Image credit: iStock
This is the second of a two-part series about making maths fun through art.
Want to learn how to integrate art and maths? Read on for these five interesting – and easy – ways to get your kids talking about maths concepts!
Inspired by Paul Klee’s Castle and Sun, this craft project can improve your child’s understanding of fractions. Cut up lots of coloured basic shapes (squares and rectangles) out of construction paper, and have your child glue them to a sheet of white paper, without overlapping or gaps.
Through this, your child learns about basic geometry and how areas and shapes interact. Older kids can learn about fractions; for example, ask them “How much of the page is red?”
An irrational skyline
The concept of irrational numbers can be hard to grasp, but this easy art project allows kids to appreciate how they neither end nor repeat.
Start with a printout of your favourite irrational number – we like to use pi. Using either graph paper or a ruler, fill in your skyline using the digits of pi as the heights for your buildings – keep going until you run out of paper or patience. When you’re done, paint a beautiful sunset behind the skyline.
Make your own tile
Tessellation – when a shape is repeated so that it covers a plane without any gaps or overlaps – is a fun way to learn about geometry and angles. Explore regular tessellations by cutting out copies of a basic shape (such as a triangle, hexagon, square or these combinations) and using them to fill a space.
A more creative way is to create your very own unique tessellation stamp!
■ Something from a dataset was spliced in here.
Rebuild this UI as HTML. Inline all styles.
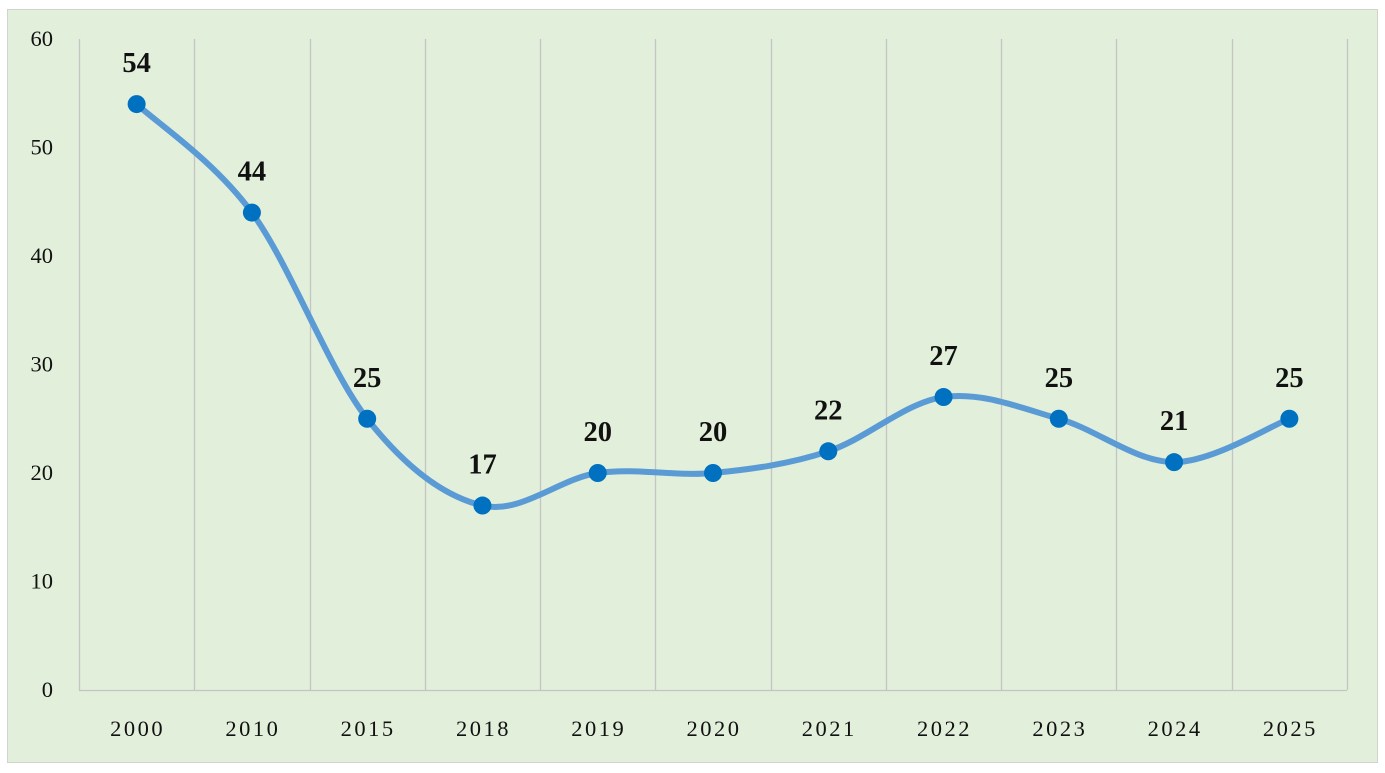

Follow the instructions to make a tessellation, then transfer your design to a piece of foam and cut it out. Glue the foam shape to a handle (an old medicine bottle works well) and stamp away.
This is a fun activity to do at the beach, and best of all, it can be enjoyed by children of all ages. First, gather shells and sort them into groups according to their shape, colour and size. You can also use this opportunity to give a small science lesson about sea creatures and shells, or to practise counting.
Then, start to build your mandala or pattern. Create a basic flower or circle shape then add on your own designs as you go, keeping your overall shape symmetrical. This activity covers many areas of maths such as counting, patterns, comparing and matching, fractions, and understanding the link between radius and circumference.
Origami – the Japanese art of folding paper – can be a wonderful tool for exploring various maths concepts. It can be used to learn how to measure and bisect an angle, for example. You can also use origami techniques to fold a pretty polygon and in the process, learn all about surface area, angles and geometry.
This site is a wonderful resource for origami patterns – start with the basic ones, such as a cube, and then work your way up into the more complex ones. While you are creating your origami polygons, talk to your child about shapes and angles, and how these are linked to the shape you are making.